As elites é que sofrem a perda de privilégios e quer forçar a recuperação dos mesmos apelando para rupturas sociais diversas, que permitem transmitir calúnias, difamações, afrontas à lei, moralismos perversos, mistificações e tudo o mais.

No "espiritismo", por exemplo, a cada vez seus palestrantes estão perdendo os escrúpulos em fazer apologia ao sofrimento, usando o mesmo discurso dos partidários católicos da Teologia do Sofrimento, corrente católica apoiada por gente como Madre Teresa de Calcutá e que aos poucos começa a substituir a tendência dúbia, que era o "kardecismo autêntico" de conteúdo igrejista, vigente desde 1975.

As elites não querem ceder. É muito fácil as pessoas "de cima" cobrarem demais dos que estão em baixo.

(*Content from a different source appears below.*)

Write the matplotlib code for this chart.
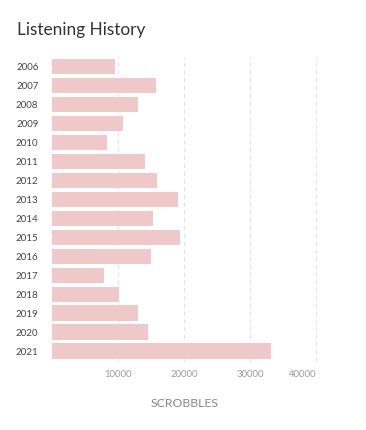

Mas são as elites que, no alto da "pirâmide", estão sujeitas às trovoadas sociais, e são elas que mostram suas graves crises, sua sordidez, sua imaturidade na meia-idade e na velhice, sua miséria na riqueza financeira, sua burrice sob diplomas, sua mentira disfarçada de informação, sua grosseria disfarçada pela etiqueta, sua perversidade sob o verniz da bondade etc.

As pessoas "de cima" é que têm mais que perceber o lado "de baixo", em vez de pedir de volta antigos privilégios, cobrar demais de quem não tem e criar ou apoiar barreiras sociais, abrir mão de lucros exorbitantes, não usar a religião para ter a posse da verdade e não usar o poder para governar apenas para uns poucos.

Se caso não ocorrer e as pessoas "de cima" não cederem de suas convicções, a crise pesará mais nelas, porque a instabilidade vivida pelos brasileiros pode prejudicar, em primeiro momento, os mais pobres e desfavorecidos, mas os efeitos a médio prazo atingirão, de maneira mais grave e sem controle, os privilegiados que se achavam portadores de alguma superioridade social. Não há como dar marcha-a-ré ao tempo.